United States Senator Deb Fischer calls the Obama Administration strategy to fight the Islamic State a failure.
The assessment comes on the heels of an Armed Services Committee hearing in which U.S. Central Command Commander, General Lloyd Austin III, admitted only four or five trained Syrians remain in the fight against ISIL.
The admission shocked the committee, on which Sen. Fischer serves, and disclosed the dismal results of a program that began with the goal of assembling an army of 5,000 to 12,000 “moderate” Syrian rebels to fight ISIL.
The “train and equip” program began with high aspirations and a $500 million budget. Fischer supported it as did Congress. Instead of thousands, it assembled only 60 troops who were routed in their first conflict, leaving at best five troops.
Fischer says the problem didn’t start with the program. She sees the problem beginning in 2012, when President Barack Obama stated that the use of chemical weapons by Syrian President Bashar al-Assad would be a red line in the escalating crisis sparked by the Syrian civil war.
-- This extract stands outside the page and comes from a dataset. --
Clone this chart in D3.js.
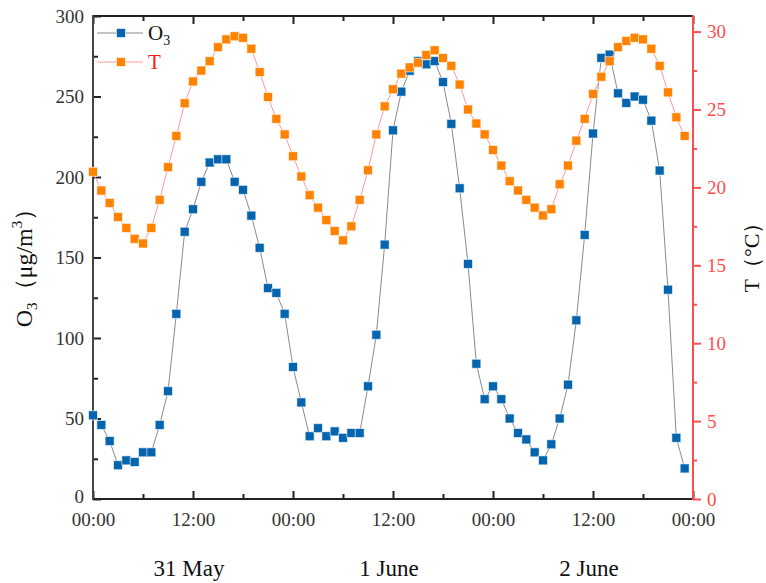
<!DOCTYPE html>
<html lang="en">
<head>
<meta charset="UTF-8">
<title>O3 and T</title>
<script src="https://cdn.jsdelivr.net/npm/d3@7"></script>
<style>
  body { margin: 0; background: #fff; }
  svg, svg text { font-family: "Liberation Serif", "Times New Roman", serif; }
</style>
</head>
<body>
<svg width="766" height="583"></svg>
<script>
// hours since 00:00 31 May
var hours = d3.range(72);
var o3 = [52,46,36,21,24,23,29,29,46,67,115,166,180,197,209,211,211,197,192,176,156,131,128,115,
          82,60,39,44,39,42,38,41,41,70,102,158,229,253,266,272,270,272,259,233,193,146,84,62,
          70,62,50,41,37,29,24,34,50,71,111,164,227,274,276,252,246,250,248,235,204,130,38,19];
var temp = [21.0,19.8,19.0,18.1,17.4,16.7,16.4,17.4,19.2,21.3,23.3,25.4,26.8,27.5,28.1,29.0,29.5,29.7,29.6,28.9,27.4,25.8,24.4,23.4,
            22.0,20.7,19.5,18.7,17.9,17.2,16.6,17.5,19.2,21.1,23.4,25.2,26.3,27.3,27.7,28.0,28.5,28.8,28.3,27.8,26.6,25.0,24.1,23.4,
            22.4,21.4,20.4,19.8,19.2,18.7,18.2,18.6,20.2,21.4,23.0,24.4,26.0,27.1,28.1,29.0,29.4,29.6,29.5,28.9,27.8,26.1,24.5,23.3];
var xTicks = [0,12,24,36,48,60,72];
var xLabels = ["00:00","12:00","00:00","12:00","00:00","12:00","00:00"];
var days = ["31 May","1 June","2 June"];
var dayNoon = [12,36,60];

var svg = d3.select("svg");
var pL = 93, pR = 693, pT = 16, pB = 499;

var x = d3.scaleLinear().domain([0,72]).range([pL,pR]);
var yO = d3.scaleLinear().domain([0,300]).range([pB,pT]);
var yT = d3.scaleLinear().domain([0,31]).range([pB,pT]);

var axisColor = "#222", red = "#ff4d4d";

// top axis (ticks only)
var gTop = svg.append("g").attr("transform","translate(0,"+pT+")");
gTop.call(d3.axisTop(x).tickValues(d3.range(0,73,6)).tickSize(0).tickFormat(""));
gTop.selectAll(".tick").append("line")
  .attr("y2",function(d){ return d%12===0 ? 8 : 5; });

// bottom axis
var gBot = svg.append("g").attr("transform","translate(0,"+pB+")");
gBot.call(d3.axisBottom(x).tickValues(d3.range(0,73,6)).tickSize(0).tickPadding(14)
  .tickFormat(function(d){ return d%12===0 ? xLabels[xTicks.indexOf(d)] : ""; }));
gBot.selectAll(".tick").append("line")
  .attr("y2",function(d){ return d%12===0 ? -8 : -5; });

// left axis
var gLeft = svg.append("g").attr("transform","translate("+pL+",0)");
gLeft.call(d3.axisLeft(yO).tickValues(d3.range(0,301,25)).tickSize(0).tickPadding(9)
  .tickFormat(function(d){ return d%50===0 ? d : ""; }));
gLeft.selectAll(".tick").append("line")
  .attr("x2",function(d){ return d%50===0 ? 8 : 5; });

// right axis (red, ticks outward)
var gRight = svg.append("g").attr("transform","translate("+pR+",0)");
gRight.call(d3.axisRight(yT).tickValues(d3.range(0,31,2.5)).tickSize(0).tickPadding(14)
  .tickFormat(function(d){ return d%5===0 ? d : ""; }));
gRight.selectAll(".tick").append("line")
  .attr("x2",function(d){ return d%5===0 ? 8 : 4; });

[gTop,gBot,gLeft,gRight].forEach(function(g){
  g.attr("font-family",null).attr("font-size",null);
  g.select(".domain").remove();
  g.selectAll(".tick line").attr("stroke",g===gRight ? red : axisColor).attr("stroke-width",2);
  g.selectAll(".tick text").attr("fill",g===gRight ? red : "#333").style("font-size","19px");
});
gLeft.selectAll(".tick text").filter(function(d){ return d===0; }).attr("dy","0.2em");

svg.append("line").attr("x1",pL).attr("x2",pR).attr("y1",pT).attr("y2",pT)
  .attr("stroke",axisColor).attr("stroke-width",2);
svg.append("line").attr("x1",pL).attr("x2",pR).attr("y1",pB).attr("y2",pB)
  .attr("stroke",axisColor).attr("stroke-width",2);
svg.append("line").attr("x1",pL).attr("x2",pL).attr("y1",pT-1).attr("y2",pB+1)
  .attr("stroke","#444").attr("stroke-width",2);
svg.append("line").attr("x1",pR).attr("x2",pR).attr("y1",pT-1).attr("y2",pB+1)
  .attr("stroke",red).attr("stroke-width",2);

// date labels
svg.selectAll(".day").data(days).enter().append("text")
  .attr("x",function(d,i){ return x(dayNoon[i]) - 4; })
  .attr("y",576).attr("text-anchor","middle")
  .style("font-size","23px").attr("fill","#111")
  .text(function(d){ return d; });

// axis titles
var tl = svg.append("text").attr("transform","translate(32,262) rotate(-90)")
  .attr("text-anchor","middle").style("font-size","24px").attr("fill","#111");
tl.append("tspan").text("O");
tl.append("tspan").attr("dy",5).style("font-size","15px").text("3");
tl.append("tspan").attr("dy",-5).text("（μg/m");
tl.append("tspan").attr("dy",-10).style("font-size","15px").text("3");
tl.append("tspan").attr("dy",10).text("）");

svg.append("text").attr("transform","translate(759,252) rotate(-90)")
  .attr("text-anchor","middle").style("font-size","22px").attr("fill","#111")
  .text("T（°C）");

// series
function drawSeries(vals, yScale, lineColor, fill) {
  var line = d3.line().x(function(d,i){ return x(hours[i]); }).y(function(d){ return yScale(d); });
  svg.append("path").datum(vals).attr("d",line)
    .attr("fill","none").attr("stroke",lineColor).attr("stroke-width",1);
  svg.append("g").selectAll("rect").data(vals).enter().append("rect")
    .attr("x",function(d,i){ return x(hours[i]) - 4.5; })
    .attr("y",function(d){ return yScale(d) - 4.5; })
    .attr("width",9).attr("height",9)
    .attr("fill",fill).attr("stroke","#fff").attr("stroke-opacity",0.6).attr("stroke-width",1);
}
drawSeries(o3, yO, "#8a8a8a", "#0564ae");
drawSeries(temp, yT, "#ff9a9a", "#ff8200");

// legend
var legend = [
  {name:"O", sub:"3", line:"#8a8a8a", fill:"#0564ae", color:"#111"},
  {name:"T", sub:"", line:"#ff9a9a", fill:"#ff8200", color:"#ff1a1a"}
];
var lg = svg.selectAll(".lg").data(legend).enter().append("g")
  .attr("transform",function(d,i){ return "translate(97,"+(33+i*29)+")"; });
lg.append("line").attr("x1",0).attr("x2",46).attr("stroke",function(d){ return d.line; }).attr("stroke-width",1);
lg.append("rect").attr("x",19.5).attr("y",-4.5).attr("width",9).attr("height",9)
  .attr("fill",function(d){ return d.fill; }).attr("stroke","#fff").attr("stroke-opacity",0.6);
var lt = lg.append("text").attr("x",51).attr("y",7).style("font-size","21px")
  .attr("fill",function(d){ return d.color; });
lt.append("tspan").text(function(d){ return d.name; });
lt.append("tspan").attr("dy",5).style("font-size","14px").text(function(d){ return d.sub; });
</script>
</body>
</html>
The United Nations confirmed the use of chemical weapons by the Assad regime to kill an estimated 1,400 people in 2013.
“When we have a president who draws the red line in the sand and there’s no follow-up, I think that was the beginning of descent into chaos,” Fischer tells Nebraska reporters during a conference call.
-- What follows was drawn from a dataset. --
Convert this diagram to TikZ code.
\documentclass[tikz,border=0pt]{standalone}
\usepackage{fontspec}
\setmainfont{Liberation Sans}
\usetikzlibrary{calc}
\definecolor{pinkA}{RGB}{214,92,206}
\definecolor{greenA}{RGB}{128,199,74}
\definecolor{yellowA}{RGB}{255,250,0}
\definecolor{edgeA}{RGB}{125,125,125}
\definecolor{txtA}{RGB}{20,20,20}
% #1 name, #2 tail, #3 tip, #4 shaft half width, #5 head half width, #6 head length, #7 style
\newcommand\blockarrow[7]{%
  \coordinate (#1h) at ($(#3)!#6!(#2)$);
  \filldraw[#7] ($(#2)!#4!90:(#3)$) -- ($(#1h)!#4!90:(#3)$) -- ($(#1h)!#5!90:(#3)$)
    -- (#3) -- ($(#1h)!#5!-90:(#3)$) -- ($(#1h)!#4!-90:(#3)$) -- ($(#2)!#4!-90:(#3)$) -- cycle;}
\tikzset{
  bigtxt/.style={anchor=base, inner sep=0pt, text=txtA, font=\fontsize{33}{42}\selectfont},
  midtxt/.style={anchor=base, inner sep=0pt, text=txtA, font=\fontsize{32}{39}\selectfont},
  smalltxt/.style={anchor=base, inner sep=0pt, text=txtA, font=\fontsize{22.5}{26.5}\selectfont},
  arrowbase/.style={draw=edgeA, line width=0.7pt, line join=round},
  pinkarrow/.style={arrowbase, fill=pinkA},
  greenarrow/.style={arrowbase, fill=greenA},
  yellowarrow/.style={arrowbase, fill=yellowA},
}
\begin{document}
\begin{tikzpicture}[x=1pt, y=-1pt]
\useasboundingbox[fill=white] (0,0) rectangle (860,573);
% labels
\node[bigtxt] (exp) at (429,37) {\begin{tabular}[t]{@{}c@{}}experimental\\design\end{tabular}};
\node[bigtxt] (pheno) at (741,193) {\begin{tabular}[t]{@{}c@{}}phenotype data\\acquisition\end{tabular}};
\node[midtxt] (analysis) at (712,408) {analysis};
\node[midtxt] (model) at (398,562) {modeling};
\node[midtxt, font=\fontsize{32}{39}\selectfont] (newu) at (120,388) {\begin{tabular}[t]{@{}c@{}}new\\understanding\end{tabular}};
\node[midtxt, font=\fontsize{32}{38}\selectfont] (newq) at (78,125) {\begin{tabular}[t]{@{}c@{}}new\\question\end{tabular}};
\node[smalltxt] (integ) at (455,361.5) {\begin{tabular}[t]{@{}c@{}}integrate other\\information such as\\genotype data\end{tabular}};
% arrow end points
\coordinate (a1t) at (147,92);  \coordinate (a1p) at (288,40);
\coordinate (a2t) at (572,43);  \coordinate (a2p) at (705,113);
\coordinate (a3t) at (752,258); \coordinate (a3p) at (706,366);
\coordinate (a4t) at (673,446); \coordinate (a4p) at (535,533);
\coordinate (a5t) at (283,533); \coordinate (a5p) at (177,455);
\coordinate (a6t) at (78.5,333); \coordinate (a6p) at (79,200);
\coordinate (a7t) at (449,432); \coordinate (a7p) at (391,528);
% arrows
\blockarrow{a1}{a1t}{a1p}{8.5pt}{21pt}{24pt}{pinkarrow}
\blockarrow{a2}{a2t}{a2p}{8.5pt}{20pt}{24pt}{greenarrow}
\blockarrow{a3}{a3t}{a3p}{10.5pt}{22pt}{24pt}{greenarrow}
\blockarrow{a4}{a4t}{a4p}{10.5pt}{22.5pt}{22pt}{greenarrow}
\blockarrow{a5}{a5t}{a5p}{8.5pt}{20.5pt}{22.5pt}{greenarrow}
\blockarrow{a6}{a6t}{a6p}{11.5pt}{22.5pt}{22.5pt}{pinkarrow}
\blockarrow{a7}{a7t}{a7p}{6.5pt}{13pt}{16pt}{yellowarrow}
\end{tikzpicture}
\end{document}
Fischer says the West is just now becoming aware of the real nature of the crisis with the flood of refugees washing up on Europe’s shores. She says it’s no new development, but one that began four years ago; one she observed first-hand when visiting a Syrian refugee camp in Turkey.
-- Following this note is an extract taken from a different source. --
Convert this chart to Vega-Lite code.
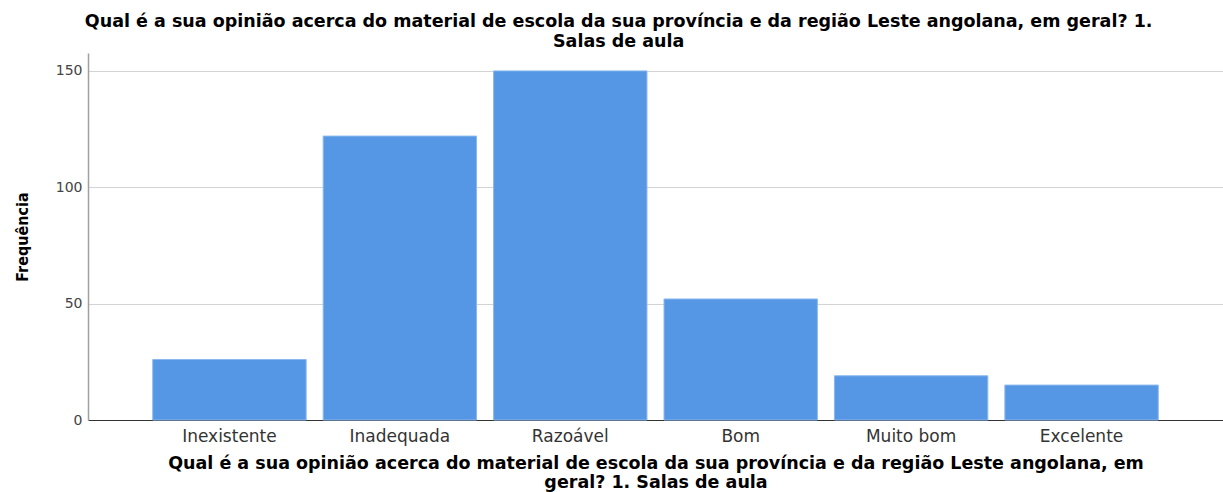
{
  "$schema": "https://vega.github.io/schema/vega-lite/v6.json",
  "width": 1135,
  "height": 367,
  "autosize": {"type": "none"},
  "padding": {"left": 88, "top": 53, "right": 0, "bottom": 72},
  "background": "white",
  "title": {
    "text": ["Qual é a sua opinião acerca do material de escola da sua província e da região Leste angolana, em geral? 1.", "Salas de aula"],
    "font": "DejaVu Sans",
    "fontSize": 17.5,
    "fontWeight": "bold",
    "lineHeight": 20,
    "anchor": "middle",
    "frame": "bounds",
    "offset": 3,
    "color": "black"
  },
  "data": {
    "values": [
      {"categoria": "Inexistente", "frequencia": 26},
      {"categoria": "Inadequada", "frequencia": 122},
      {"categoria": "Razoável", "frequencia": 150},
      {"categoria": "Bom", "frequencia": 52},
      {"categoria": "Muito bom", "frequencia": 19},
      {"categoria": "Excelente", "frequencia": 15}
    ]
  },
  "mark": {"type": "bar", "color": "#5596e5", "stroke": "#8ab8ee", "strokeWidth": 1},
  "encoding": {
    "x": {
      "field": "categoria",
      "type": "nominal",
      "sort": null,
      "scale": {"paddingInner": 0.1, "paddingOuter": 0.38},
      "axis": {
        "title": ["Qual é a sua opinião acerca do material de escola da sua província e da região Leste angolana, em", "geral? 1. Salas de aula"],
        "labelAngle": 0,
        "ticks": false,
        "labelPadding": 8,
        "labelFont": "DejaVu Sans",
        "labelFontSize": 17,
        "labelColor": "#333333",
        "domainColor": "#333333",
        "domainWidth": 1.2,
        "titleFont": "DejaVu Sans",
        "titleFontSize": 17.5,
        "titleFontWeight": "bold",
        "titleLineHeight": 19,
        "titlePadding": 10,
        "titleColor": "black",
        "grid": false
      }
    },
    "y": {
      "field": "frequencia",
      "type": "quantitative",
      "scale": {"domain": [0, 157.7], "nice": false},
      "axis": {
        "values": [0, 50, 100, 150],
        "title": "Frequência",
        "titleFont": "DejaVu Sans Condensed",
        "titleFontSize": 16,
        "titleFontWeight": "bold",
        "titleColor": "black",
        "titlePadding": 25,
        "labelFont": "DejaVu Sans",
        "labelFontSize": 14,
        "labelColor": "#444444",
        "labelPadding": 6,
        "ticks": false,
        "grid": true,
        "gridColor": "#d4d4d4",
        "domainColor": "#a0a0a0",
        "domainWidth": 1.5
      }
    }
  },
  "config": {"view": {"stroke": null}}
}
The Obama Administration has stated its goal is to degrade and destroy ISIL, also known as ISIS or the Islamic State. Fischer says the steps taken so far will not defeat ISIL. Fischer says the root of the problem seems to be the strategy does not connect with events on the ground.
Fischer says it is time for the president to consider other options.
“But, I just do not think that we can continue down the path that we’re on now with half efforts that result in failure.”